Dataset records:
━━━━━━━━
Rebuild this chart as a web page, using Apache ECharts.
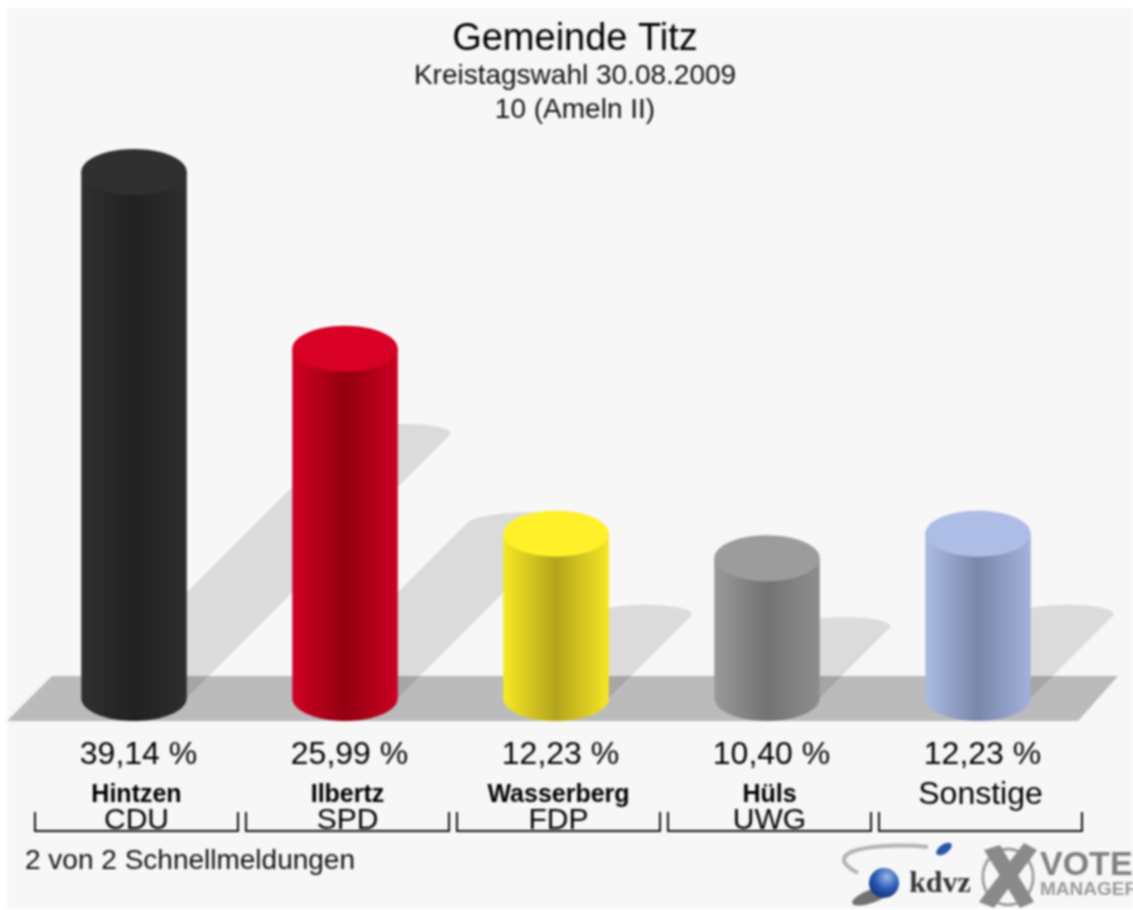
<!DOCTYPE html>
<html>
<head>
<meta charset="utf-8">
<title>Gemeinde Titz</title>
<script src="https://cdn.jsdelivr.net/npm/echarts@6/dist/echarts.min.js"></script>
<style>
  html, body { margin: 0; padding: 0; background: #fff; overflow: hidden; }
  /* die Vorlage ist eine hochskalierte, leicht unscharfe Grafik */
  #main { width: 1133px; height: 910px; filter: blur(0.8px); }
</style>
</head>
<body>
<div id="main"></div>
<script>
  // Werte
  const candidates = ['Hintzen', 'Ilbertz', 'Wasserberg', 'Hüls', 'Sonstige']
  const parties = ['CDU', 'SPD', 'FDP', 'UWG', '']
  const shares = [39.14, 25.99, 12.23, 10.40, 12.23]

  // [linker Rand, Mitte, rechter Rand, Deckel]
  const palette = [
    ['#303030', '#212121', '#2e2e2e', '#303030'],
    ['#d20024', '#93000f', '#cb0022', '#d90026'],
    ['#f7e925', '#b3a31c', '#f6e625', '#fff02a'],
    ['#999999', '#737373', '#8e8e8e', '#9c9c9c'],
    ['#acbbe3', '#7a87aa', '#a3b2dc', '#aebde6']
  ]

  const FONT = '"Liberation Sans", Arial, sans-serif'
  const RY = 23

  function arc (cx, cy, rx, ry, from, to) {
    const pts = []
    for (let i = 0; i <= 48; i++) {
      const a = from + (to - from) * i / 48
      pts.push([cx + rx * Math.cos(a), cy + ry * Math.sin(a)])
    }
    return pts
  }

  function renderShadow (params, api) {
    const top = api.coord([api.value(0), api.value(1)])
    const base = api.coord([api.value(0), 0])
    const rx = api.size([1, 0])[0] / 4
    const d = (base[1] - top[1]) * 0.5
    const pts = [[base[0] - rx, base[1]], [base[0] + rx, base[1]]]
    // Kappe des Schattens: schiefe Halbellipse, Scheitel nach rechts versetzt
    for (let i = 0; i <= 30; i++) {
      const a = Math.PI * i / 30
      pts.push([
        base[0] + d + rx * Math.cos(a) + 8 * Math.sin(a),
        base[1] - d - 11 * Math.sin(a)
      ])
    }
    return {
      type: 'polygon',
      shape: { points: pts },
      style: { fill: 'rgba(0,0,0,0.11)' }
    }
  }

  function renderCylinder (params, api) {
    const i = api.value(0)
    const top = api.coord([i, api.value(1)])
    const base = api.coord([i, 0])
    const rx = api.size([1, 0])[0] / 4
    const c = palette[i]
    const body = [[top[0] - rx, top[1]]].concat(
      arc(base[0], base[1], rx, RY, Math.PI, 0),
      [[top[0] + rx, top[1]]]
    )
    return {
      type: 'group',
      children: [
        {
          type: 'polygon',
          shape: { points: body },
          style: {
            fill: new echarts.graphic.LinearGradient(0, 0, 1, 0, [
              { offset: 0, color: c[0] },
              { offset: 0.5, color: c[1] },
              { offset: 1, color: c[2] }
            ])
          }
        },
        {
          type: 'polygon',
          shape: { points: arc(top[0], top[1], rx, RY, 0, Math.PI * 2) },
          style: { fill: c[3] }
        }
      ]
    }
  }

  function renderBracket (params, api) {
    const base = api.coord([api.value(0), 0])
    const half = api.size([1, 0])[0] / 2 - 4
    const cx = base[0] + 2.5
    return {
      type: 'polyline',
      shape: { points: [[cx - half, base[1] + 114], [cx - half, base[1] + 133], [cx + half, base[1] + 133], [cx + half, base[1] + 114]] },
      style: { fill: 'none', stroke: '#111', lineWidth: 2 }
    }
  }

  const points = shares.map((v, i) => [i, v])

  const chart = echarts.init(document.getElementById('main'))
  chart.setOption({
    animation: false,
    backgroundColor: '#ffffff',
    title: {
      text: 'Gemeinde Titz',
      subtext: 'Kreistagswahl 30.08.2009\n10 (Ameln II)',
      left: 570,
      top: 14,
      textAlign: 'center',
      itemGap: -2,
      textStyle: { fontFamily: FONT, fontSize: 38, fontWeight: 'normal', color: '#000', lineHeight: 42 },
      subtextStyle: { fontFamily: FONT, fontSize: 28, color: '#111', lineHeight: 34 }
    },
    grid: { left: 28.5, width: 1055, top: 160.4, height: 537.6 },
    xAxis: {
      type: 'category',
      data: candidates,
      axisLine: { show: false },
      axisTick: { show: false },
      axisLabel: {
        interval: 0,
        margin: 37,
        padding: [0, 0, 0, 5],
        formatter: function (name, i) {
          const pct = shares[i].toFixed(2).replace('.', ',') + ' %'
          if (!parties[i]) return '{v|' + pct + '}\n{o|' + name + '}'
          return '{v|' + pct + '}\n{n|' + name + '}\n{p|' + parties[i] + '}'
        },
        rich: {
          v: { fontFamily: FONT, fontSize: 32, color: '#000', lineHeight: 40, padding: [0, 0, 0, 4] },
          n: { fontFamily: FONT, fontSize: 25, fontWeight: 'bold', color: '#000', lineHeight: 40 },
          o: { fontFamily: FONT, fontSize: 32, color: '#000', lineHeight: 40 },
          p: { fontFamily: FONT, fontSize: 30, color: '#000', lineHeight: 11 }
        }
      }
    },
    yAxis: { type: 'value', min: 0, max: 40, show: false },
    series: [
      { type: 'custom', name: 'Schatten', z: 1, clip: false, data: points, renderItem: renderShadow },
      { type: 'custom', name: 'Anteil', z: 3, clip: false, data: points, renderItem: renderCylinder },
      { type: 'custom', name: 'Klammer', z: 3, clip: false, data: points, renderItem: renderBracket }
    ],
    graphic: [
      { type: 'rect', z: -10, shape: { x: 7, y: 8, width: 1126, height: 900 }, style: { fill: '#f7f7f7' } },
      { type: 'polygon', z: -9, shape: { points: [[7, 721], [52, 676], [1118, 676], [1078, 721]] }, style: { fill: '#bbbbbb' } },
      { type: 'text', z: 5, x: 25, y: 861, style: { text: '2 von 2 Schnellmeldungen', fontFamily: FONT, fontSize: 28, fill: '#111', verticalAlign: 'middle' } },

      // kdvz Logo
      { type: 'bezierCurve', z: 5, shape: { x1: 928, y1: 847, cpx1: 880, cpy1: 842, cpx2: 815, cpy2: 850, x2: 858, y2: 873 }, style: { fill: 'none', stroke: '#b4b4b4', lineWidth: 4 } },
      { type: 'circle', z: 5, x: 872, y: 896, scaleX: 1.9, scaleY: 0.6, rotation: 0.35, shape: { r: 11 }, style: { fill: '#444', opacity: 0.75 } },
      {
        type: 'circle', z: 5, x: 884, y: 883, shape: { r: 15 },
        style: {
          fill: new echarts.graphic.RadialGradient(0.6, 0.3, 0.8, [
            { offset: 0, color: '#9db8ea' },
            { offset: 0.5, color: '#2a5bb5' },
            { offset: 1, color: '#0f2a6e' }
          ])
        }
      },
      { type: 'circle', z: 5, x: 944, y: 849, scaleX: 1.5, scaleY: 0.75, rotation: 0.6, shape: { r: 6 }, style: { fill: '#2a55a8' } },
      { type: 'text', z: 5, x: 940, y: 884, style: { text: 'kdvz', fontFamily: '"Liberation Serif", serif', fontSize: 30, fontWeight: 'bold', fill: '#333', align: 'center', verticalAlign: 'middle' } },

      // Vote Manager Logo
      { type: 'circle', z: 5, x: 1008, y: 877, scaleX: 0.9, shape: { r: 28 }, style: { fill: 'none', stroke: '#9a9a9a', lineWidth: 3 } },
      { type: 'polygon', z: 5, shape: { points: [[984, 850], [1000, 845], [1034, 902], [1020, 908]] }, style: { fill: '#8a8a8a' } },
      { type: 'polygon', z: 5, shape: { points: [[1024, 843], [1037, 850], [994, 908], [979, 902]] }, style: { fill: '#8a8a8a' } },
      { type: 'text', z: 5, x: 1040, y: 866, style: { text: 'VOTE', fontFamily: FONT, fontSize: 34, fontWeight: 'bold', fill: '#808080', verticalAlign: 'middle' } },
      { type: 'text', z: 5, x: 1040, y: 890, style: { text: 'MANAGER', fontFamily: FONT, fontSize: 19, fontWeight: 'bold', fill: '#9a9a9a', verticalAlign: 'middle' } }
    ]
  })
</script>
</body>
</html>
━━━━━━━━
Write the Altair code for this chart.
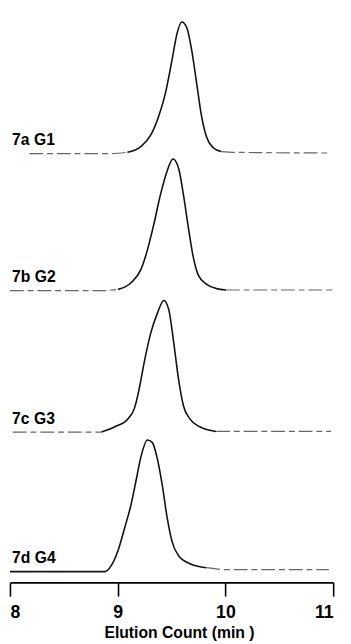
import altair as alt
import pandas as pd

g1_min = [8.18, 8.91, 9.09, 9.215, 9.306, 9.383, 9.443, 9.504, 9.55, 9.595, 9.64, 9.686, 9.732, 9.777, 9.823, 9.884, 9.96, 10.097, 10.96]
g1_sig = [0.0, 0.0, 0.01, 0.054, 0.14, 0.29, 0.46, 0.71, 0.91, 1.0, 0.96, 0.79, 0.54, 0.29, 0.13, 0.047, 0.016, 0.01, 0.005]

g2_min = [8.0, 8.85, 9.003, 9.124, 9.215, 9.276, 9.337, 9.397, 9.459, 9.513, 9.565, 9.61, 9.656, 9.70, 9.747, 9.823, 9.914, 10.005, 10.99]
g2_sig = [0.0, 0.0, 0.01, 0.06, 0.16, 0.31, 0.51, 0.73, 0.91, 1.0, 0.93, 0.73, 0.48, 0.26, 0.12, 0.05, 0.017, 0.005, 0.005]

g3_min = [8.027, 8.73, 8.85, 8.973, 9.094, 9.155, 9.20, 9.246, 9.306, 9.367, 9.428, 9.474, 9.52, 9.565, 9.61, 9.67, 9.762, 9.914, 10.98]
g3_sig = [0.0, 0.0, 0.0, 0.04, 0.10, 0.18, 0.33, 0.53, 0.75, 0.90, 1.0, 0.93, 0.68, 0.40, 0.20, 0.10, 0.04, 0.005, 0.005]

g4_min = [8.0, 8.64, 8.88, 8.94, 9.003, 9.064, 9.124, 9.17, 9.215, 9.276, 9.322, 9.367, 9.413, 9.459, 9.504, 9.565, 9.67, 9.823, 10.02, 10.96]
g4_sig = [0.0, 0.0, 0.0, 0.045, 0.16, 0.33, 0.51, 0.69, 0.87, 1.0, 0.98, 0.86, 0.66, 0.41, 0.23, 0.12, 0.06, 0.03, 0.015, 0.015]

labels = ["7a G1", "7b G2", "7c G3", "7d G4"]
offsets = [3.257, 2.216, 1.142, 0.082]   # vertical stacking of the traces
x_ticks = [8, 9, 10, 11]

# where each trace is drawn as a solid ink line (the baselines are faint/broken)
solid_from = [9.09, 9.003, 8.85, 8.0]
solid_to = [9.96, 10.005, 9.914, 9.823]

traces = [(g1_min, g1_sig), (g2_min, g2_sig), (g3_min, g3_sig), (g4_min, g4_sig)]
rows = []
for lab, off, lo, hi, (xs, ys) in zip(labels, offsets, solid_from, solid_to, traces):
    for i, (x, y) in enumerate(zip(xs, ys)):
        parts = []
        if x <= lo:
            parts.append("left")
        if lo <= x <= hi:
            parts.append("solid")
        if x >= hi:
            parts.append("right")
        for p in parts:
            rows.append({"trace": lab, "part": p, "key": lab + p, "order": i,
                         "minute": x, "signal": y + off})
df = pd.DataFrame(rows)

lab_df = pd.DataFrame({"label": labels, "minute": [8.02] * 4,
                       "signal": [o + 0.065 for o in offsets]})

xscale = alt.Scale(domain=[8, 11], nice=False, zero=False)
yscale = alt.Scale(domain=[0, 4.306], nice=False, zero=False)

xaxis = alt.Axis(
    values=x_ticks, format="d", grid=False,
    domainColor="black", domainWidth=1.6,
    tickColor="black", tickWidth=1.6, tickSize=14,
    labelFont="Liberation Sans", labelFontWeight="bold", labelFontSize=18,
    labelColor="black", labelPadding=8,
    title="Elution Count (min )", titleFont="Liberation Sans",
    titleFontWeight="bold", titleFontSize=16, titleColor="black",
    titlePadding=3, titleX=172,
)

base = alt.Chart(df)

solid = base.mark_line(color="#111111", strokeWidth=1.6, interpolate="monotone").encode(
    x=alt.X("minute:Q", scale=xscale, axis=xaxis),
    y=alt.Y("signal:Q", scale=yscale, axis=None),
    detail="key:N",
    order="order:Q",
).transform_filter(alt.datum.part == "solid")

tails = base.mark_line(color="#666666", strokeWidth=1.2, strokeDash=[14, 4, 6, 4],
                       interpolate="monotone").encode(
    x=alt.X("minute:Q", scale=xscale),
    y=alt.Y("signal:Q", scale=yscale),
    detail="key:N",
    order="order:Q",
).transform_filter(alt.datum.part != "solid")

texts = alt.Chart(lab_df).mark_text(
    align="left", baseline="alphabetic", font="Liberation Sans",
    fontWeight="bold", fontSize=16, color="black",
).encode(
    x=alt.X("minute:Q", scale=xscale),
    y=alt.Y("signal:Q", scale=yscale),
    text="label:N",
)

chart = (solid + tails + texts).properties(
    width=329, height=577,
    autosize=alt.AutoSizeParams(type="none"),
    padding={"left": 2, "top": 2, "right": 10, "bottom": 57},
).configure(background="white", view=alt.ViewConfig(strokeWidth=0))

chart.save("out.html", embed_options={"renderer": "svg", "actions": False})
━━━━━━━━
Begin at the line that has "Rebuild this chart", stop after the line that has "const shares = [39.14, 25.99, 12.23, 10.40, 12.23]", and reproduce every line between them exactly and nothing else. Pictures stay out of the copy.

» Exercise response:
Rebuild this chart as a web page, using Apache ECharts.
<!DOCTYPE html>
<html>
<head>
<meta charset="utf-8">
<title>Gemeinde Titz</title>
<script src="https://cdn.jsdelivr.net/npm/echarts@6/dist/echarts.min.js"></script>
<style>
  html, body { margin: 0; padding: 0; background: #fff; overflow: hidden; }
  /* die Vorlage ist eine hochskalierte, leicht unscharfe Grafik */
  #main { width: 1133px; height: 910px; filter: blur(0.8px); }
</style>
</head>
<body>
<div id="main"></div>
<script>
  // Werte
  const candidates = ['Hintzen', 'Ilbertz', 'Wasserberg', 'Hüls', 'Sonstige']
  const parties = ['CDU', 'SPD', 'FDP', 'UWG', '']
  const shares = [39.14, 25.99, 12.23, 10.40, 12.23]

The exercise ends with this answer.